▶ Set task:
Give back the full listing verbatim, apart from its images.

▶ Available data:
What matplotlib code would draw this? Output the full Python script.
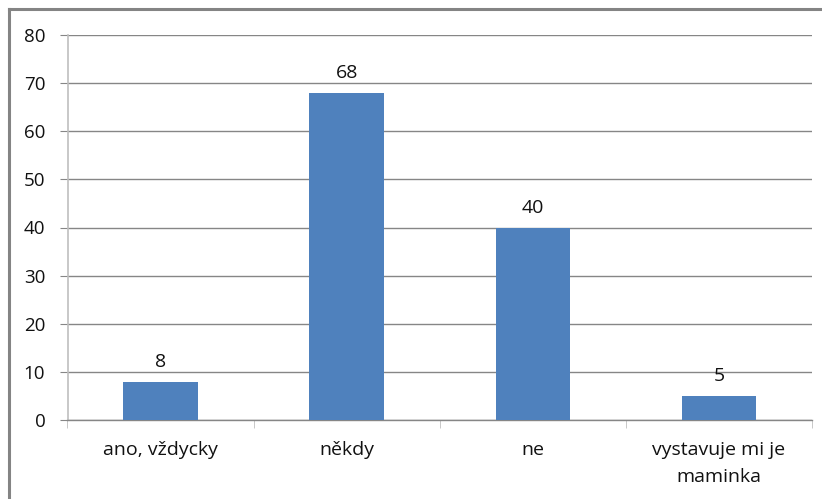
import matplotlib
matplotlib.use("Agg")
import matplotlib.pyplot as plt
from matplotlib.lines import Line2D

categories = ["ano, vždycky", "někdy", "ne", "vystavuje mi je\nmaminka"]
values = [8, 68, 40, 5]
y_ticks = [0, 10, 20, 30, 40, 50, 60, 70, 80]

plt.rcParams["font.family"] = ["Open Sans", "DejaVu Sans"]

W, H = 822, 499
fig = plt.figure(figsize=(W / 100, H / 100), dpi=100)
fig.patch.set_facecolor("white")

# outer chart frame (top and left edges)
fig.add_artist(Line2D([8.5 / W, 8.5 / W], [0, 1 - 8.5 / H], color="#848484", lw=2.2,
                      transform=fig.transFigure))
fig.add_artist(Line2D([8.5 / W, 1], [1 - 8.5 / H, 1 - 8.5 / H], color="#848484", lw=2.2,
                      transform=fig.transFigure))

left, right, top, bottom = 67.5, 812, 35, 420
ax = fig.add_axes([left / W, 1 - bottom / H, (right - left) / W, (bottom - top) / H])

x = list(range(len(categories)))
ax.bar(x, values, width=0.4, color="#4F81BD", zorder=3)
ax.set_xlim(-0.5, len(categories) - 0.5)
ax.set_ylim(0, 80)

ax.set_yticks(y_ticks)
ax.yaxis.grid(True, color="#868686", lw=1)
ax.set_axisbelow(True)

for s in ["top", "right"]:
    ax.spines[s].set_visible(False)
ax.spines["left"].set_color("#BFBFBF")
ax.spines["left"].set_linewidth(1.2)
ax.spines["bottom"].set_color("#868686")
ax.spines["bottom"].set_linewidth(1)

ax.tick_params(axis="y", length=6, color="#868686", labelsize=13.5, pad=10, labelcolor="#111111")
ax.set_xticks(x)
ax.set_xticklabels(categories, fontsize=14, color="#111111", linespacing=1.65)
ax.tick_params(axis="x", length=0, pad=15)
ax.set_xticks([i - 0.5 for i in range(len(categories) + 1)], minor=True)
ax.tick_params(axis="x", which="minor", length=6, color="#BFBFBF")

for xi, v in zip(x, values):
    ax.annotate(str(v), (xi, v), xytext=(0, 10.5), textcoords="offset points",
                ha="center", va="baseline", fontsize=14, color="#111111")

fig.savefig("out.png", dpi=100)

▶ Worked answer:
What matplotlib code would draw this? Output the full Python script.
import matplotlib
matplotlib.use("Agg")
import matplotlib.pyplot as plt
from matplotlib.lines import Line2D

categories = ["ano, vždycky", "někdy", "ne", "vystavuje mi je\nmaminka"]
values = [8, 68, 40, 5]
y_ticks = [0, 10, 20, 30, 40, 50, 60, 70, 80]

plt.rcParams["font.family"] = ["Open Sans", "DejaVu Sans"]

W, H = 822, 499
fig = plt.figure(figsize=(W / 100, H / 100), dpi=100)
fig.patch.set_facecolor("white")

# outer chart frame (top and left edges)
fig.add_artist(Line2D([8.5 / W, 8.5 / W], [0, 1 - 8.5 / H], color="#848484", lw=2.2,
                      transform=fig.transFigure))
fig.add_artist(Line2D([8.5 / W, 1], [1 - 8.5 / H, 1 - 8.5 / H], color="#848484", lw=2.2,
                      transform=fig.transFigure))

left, right, top, bottom = 67.5, 812, 35, 420
ax = fig.add_axes([left / W, 1 - bottom / H, (right - left) / W, (bottom - top) / H])

x = list(range(len(categories)))
ax.bar(x, values, width=0.4, color="#4F81BD", zorder=3)
ax.set_xlim(-0.5, len(categories) - 0.5)
ax.set_ylim(0, 80)

ax.set_yticks(y_ticks)
ax.yaxis.grid(True, color="#868686", lw=1)
ax.set_axisbelow(True)

for s in ["top", "right"]:
    ax.spines[s].set_visible(False)
ax.spines["left"].set_color("#BFBFBF")
ax.spines["left"].set_linewidth(1.2)
ax.spines["bottom"].set_color("#868686")
ax.spines["bottom"].set_linewidth(1)

ax.tick_params(axis="y", length=6, color="#868686", labelsize=13.5, pad=10, labelcolor="#111111")
ax.set_xticks(x)
ax.set_xticklabels(categories, fontsize=14, color="#111111", linespacing=1.65)
ax.tick_params(axis="x", length=0, pad=15)
ax.set_xticks([i - 0.5 for i in range(len(categories) + 1)], minor=True)
ax.tick_params(axis="x", which="minor", length=6, color="#BFBFBF")

for xi, v in zip(x, values):
    ax.annotate(str(v), (xi, v), xytext=(0, 10.5), textcoords="offset points",
                ha="center", va="baseline", fontsize=14, color="#111111")

fig.savefig("out.png", dpi=100)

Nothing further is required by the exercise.